EXERCISE PROMPT »
Skip the pictures. Reproduce all other material exactly.

--- begin DATA SHOWN ---

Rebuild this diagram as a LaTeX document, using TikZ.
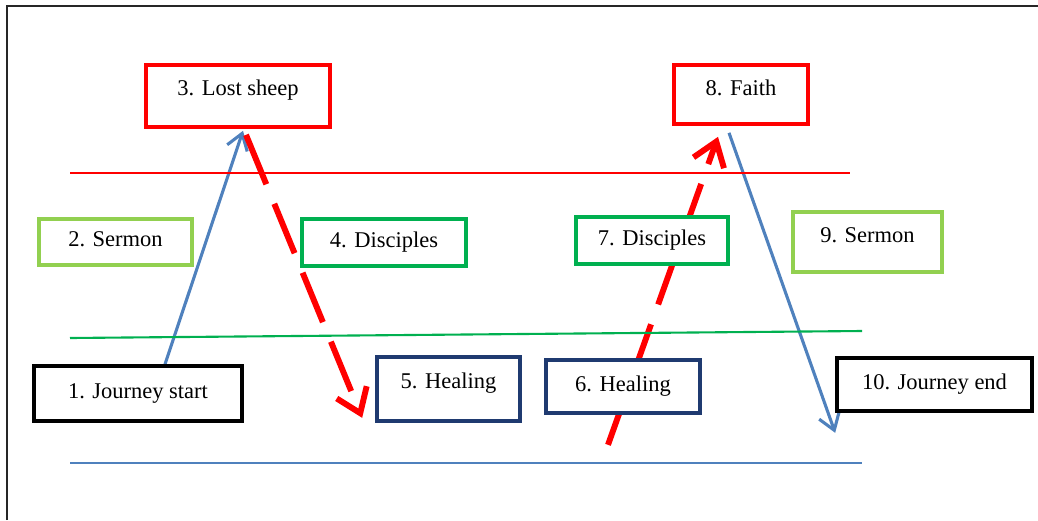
\documentclass[tikz,border=0pt]{standalone}
\usepackage{fontspec}
\setmainfont{Liberation Serif}
\usetikzlibrary{arrows.meta}
\usetikzlibrary{backgrounds}
\definecolor{peakred}{HTML}{FF0000}
\definecolor{talkgreen}{HTML}{92D050}
\definecolor{groupgreen}{HTML}{00B050}
\definecolor{healblue}{HTML}{1F3A70}
\definecolor{pathblue}{HTML}{4F81BD}
\newcommand{\px}{0.025cm}
\tikzset{
    stage/.style = {draw, line width=2.6pt, align=center, inner sep=0pt, fill=white,
                    text height=11pt, text depth=4pt,
                    font=\fontsize{16}{19}\selectfont},
    lift/.style = {text depth=#1},
    ends_stage/.style = {stage, draw=black},
    talk_stage/.style = {stage, draw=talkgreen},
    group_stage/.style = {stage, draw=groupgreen},
    heal_stage/.style = {stage, draw=healblue},
    peak_stage/.style = {stage, draw=peakred},
    walk/.style = {draw=pathblue, line width=2.2pt, -{Straight Barb[length=11pt,width=15pt]}},
    turn/.style = {draw=peakred, line width=4.2pt, dash pattern=on 38pt off 15pt,
                   -{Straight Barb[length=16pt,width=23pt]}},
    level_line/.style = {line width=1.5pt}
}

\begin{document}
\begin{tikzpicture}[x=\px, y=-\px]
    \useasboundingbox (0,0) rectangle (1038,520);

    % frame
    \draw [line width=1.2pt, black!85] (7,520) |- (1038,6);

    % levels
    \draw [level_line, peakred] (70,173) -- (850,173);
    \draw [level_line, groupgreen] (70,338) -- (862,331);
    \draw [level_line, pathblue] (70,463) -- (862,463);

    % stages
    \node [ends_stage, minimum width=208*\px, minimum height=55*\px] (start) at (138,393.5) {1. Journey start};
    \node [talk_stage, minimum width=153*\px, minimum height=46*\px] (sermonA) at (115.5,242) {2. Sermon};
    \node [peak_stage, lift=12pt, minimum width=184*\px, minimum height=62*\px] (lost) at (238,96) {3. Lost sheep};
    \node [group_stage, minimum width=164*\px, minimum height=47*\px] (discA) at (384,242.5) {4. Disciples};
    \node [heal_stage, lift=12pt, minimum width=143*\px, minimum height=64*\px] (healA) at (448.5,389) {5. Healing};
    \node [heal_stage, minimum width=154*\px, minimum height=53*\px] (healB) at (623,386.5) {6. Healing};
    \node [group_stage, minimum width=152*\px, minimum height=47*\px] (discB) at (652,240.5) {7. Disciples};
    \node [peak_stage, lift=9pt, minimum width=134*\px, minimum height=59*\px] (faith) at (741,94.5) {8. Faith};
    \node [talk_stage, lift=10pt, minimum width=149*\px, minimum height=60*\px] (sermonB) at (867.5,242) {9. Sermon};
    \node [ends_stage, minimum width=195*\px, minimum height=53*\px] (end) at (934.5,384.5) {10. Journey end};

    % paths, behind the stages
    \begin{scope}[on background layer]
        \draw [walk] ([xshift=27*\px]start.north) -- ([xshift=5*\px, yshift=-2*\px]lost.south);
        \draw [turn] ([xshift=8*\px, yshift=-6*\px]lost.south) -- ([xshift=-13*\px, yshift=5*\px]healA.south west);
        \draw [turn] ([xshift=-15*\px, yshift=-30*\px]healB.south) -- ([xshift=-23*\px, yshift=-11*\px]faith.south);
        \draw [walk] ([xshift=-12*\px, yshift=-7*\px]faith.south) -- ([yshift=-20*\px]end.south west);
    \end{scope}
\end{tikzpicture}
\end{document}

--- end DATA SHOWN ---

EXERCISE OUTPUT »
Rebuild this diagram as a LaTeX document, using TikZ.
\documentclass[tikz,border=0pt]{standalone}
\usepackage{fontspec}
\setmainfont{Liberation Serif}
\usetikzlibrary{arrows.meta}
\usetikzlibrary{backgrounds}
\definecolor{peakred}{HTML}{FF0000}
\definecolor{talkgreen}{HTML}{92D050}
\definecolor{groupgreen}{HTML}{00B050}
\definecolor{healblue}{HTML}{1F3A70}
\definecolor{pathblue}{HTML}{4F81BD}
\newcommand{\px}{0.025cm}
\tikzset{
    stage/.style = {draw, line width=2.6pt, align=center, inner sep=0pt, fill=white,
                    text height=11pt, text depth=4pt,
                    font=\fontsize{16}{19}\selectfont},
    lift/.style = {text depth=#1},
    ends_stage/.style = {stage, draw=black},
    talk_stage/.style = {stage, draw=talkgreen},
    group_stage/.style = {stage, draw=groupgreen},
    heal_stage/.style = {stage, draw=healblue},
    peak_stage/.style = {stage, draw=peakred},
    walk/.style = {draw=pathblue, line width=2.2pt, -{Straight Barb[length=11pt,width=15pt]}},
    turn/.style = {draw=peakred, line width=4.2pt, dash pattern=on 38pt off 15pt,
                   -{Straight Barb[length=16pt,width=23pt]}},
    level_line/.style = {line width=1.5pt}
}

\begin{document}
\begin{tikzpicture}[x=\px, y=-\px]
    \useasboundingbox (0,0) rectangle (1038,520);

    % frame
    \draw [line width=1.2pt, black!85] (7,520) |- (1038,6);

    % levels
    \draw [level_line, peakred] (70,173) -- (850,173);
    \draw [level_line, groupgreen] (70,338) -- (862,331);
    \draw [level_line, pathblue] (70,463) -- (862,463);

    % stages
    \node [ends_stage, minimum width=208*\px, minimum height=55*\px] (start) at (138,393.5) {1. Journey start};
    \node [talk_stage, minimum width=153*\px, minimum height=46*\px] (sermonA) at (115.5,242) {2. Sermon};
    \node [peak_stage, lift=12pt, minimum width=184*\px, minimum height=62*\px] (lost) at (238,96) {3. Lost sheep};
    \node [group_stage, minimum width=164*\px, minimum height=47*\px] (discA) at (384,242.5) {4. Disciples};
    \node [heal_stage, lift=12pt, minimum width=143*\px, minimum height=64*\px] (healA) at (448.5,389) {5. Healing};
    \node [heal_stage, minimum width=154*\px, minimum height=53*\px] (healB) at (623,386.5) {6. Healing};
    \node [group_stage, minimum width=152*\px, minimum height=47*\px] (discB) at (652,240.5) {7. Disciples};
    \node [peak_stage, lift=9pt, minimum width=134*\px, minimum height=59*\px] (faith) at (741,94.5) {8. Faith};
    \node [talk_stage, lift=10pt, minimum width=149*\px, minimum height=60*\px] (sermonB) at (867.5,242) {9. Sermon};
    \node [ends_stage, minimum width=195*\px, minimum height=53*\px] (end) at (934.5,384.5) {10. Journey end};

    % paths, behind the stages
    \begin{scope}[on background layer]
        \draw [walk] ([xshift=27*\px]start.north) -- ([xshift=5*\px, yshift=-2*\px]lost.south);
        \draw [turn] ([xshift=8*\px, yshift=-6*\px]lost.south) -- ([xshift=-13*\px, yshift=5*\px]healA.south west);
        \draw [turn] ([xshift=-15*\px, yshift=-30*\px]healB.south) -- ([xshift=-23*\px, yshift=-11*\px]faith.south);
        \draw [walk] ([xshift=-12*\px, yshift=-7*\px]faith.south) -- ([yshift=-20*\px]end.south west);
    \end{scope}
\end{tikzpicture}
\end{document}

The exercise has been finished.